Sgt Erik Eide on 23 and Officer Jerry Willis on Hoosier in Brush Park

Officer J Washington II and Big Baby

Dodging morning traffic in Midtown

Morning groom before the Detroit Mounted Police Division sets out

Daily morning groom before the Detroit Mounted Police Division sets out on patrol

 
An encounter with police is something most people try to avoid, but officers of Detroit's Mounted Police Division tend to attract people. You see them at public events like the recent St. Patrick's Day Parade in Corktown, and you see members of the public admiring or even petting their horses – in other words, having a pleasant and friendly interaction.
 
Mounted police are particularly useful at public events where their high vantage points allow them to see over crowds and spot trouble, but the police work of a mounted officer goes well beyond ceremonial appearances. "That's very little of what we do," says Sergeant Erik Eide, commanding officer of the Mounted Division. "80 percent is high visibility patrol. And we're on patrol from 7 a.m. to 1 a.m. the next day, all over the city."


 
'High visibility patrol' means using tactics that heighten citizen awareness of police. Mounted officers can't really take cover – they're used for the opposite effect. "Studies and crime stats have proven that mounted officers on patrol deter crime," says Eide. "When a horse strolls down the street, everybody sees it."
 
According to Eide, the Mounted Police Division has an important role to play in crime-fighting efforts. "I term us the most versatile unit in the entire department," he says. "We do anything a normal officer would -- we enforce all violations and answer calls if close by."
 
Established in 1893 and one of the first such divisions in the country, the Mounted Police Division had 80 officers and 60 horses housed in five barns during its heyday in the 1970s. On staff were a leatherman to make saddles, a blacksmith to make horseshoes, and a drill team, which did demonstration maneuvers based off the United States Cavalry Division in a performance that lasted 28 minutes.
 
But like most city services, the division has been fighting an uphill battle for funding for decades. Today, the unit employs just six officers and two sergeants caring for seven horses. They were even briefly disbanded in 2005 until Eide and another sergeant successfully lobbied Mayor Dave Bing to reinstate the division in 2009. A year later, the unit relocated from Belle Isle to its current, more neighborhood-accessible headquarters in Palmer Park where its stables are nestled between wooded trails and historically designated, art deco apartment buildings.

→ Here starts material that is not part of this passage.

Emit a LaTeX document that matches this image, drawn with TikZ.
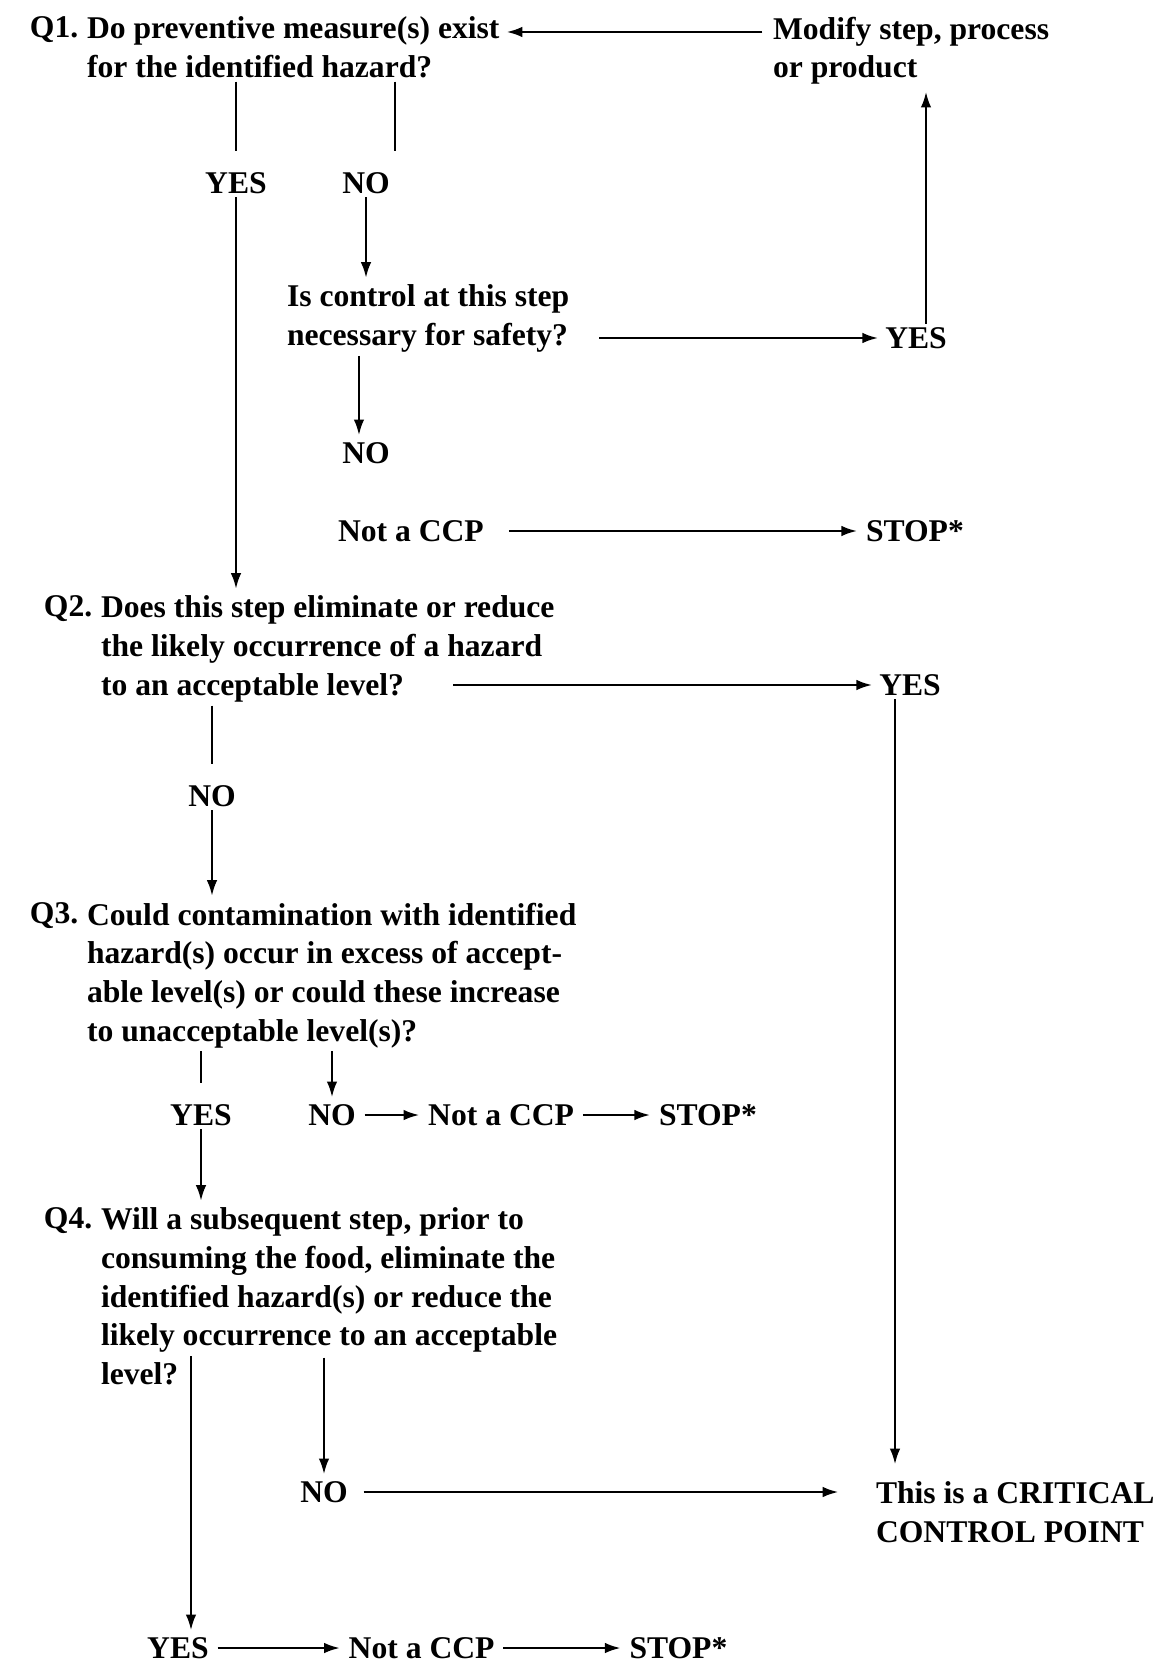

The sun rises over the DMPD barn in Palmer Park 

The unit stays afloat financially through private donations and funding from two government foundations. Even with this modest outside funding, tight budgets mean every division has to make a daily case for its existence. And Eide makes a strong one.
 
First, there's a financial argument. The horses themselves are donated and last longer than patrol cars. Hay is cheaper than gasoline and re-stitching a saddle cover, which are also donated, costs less than new brake pads.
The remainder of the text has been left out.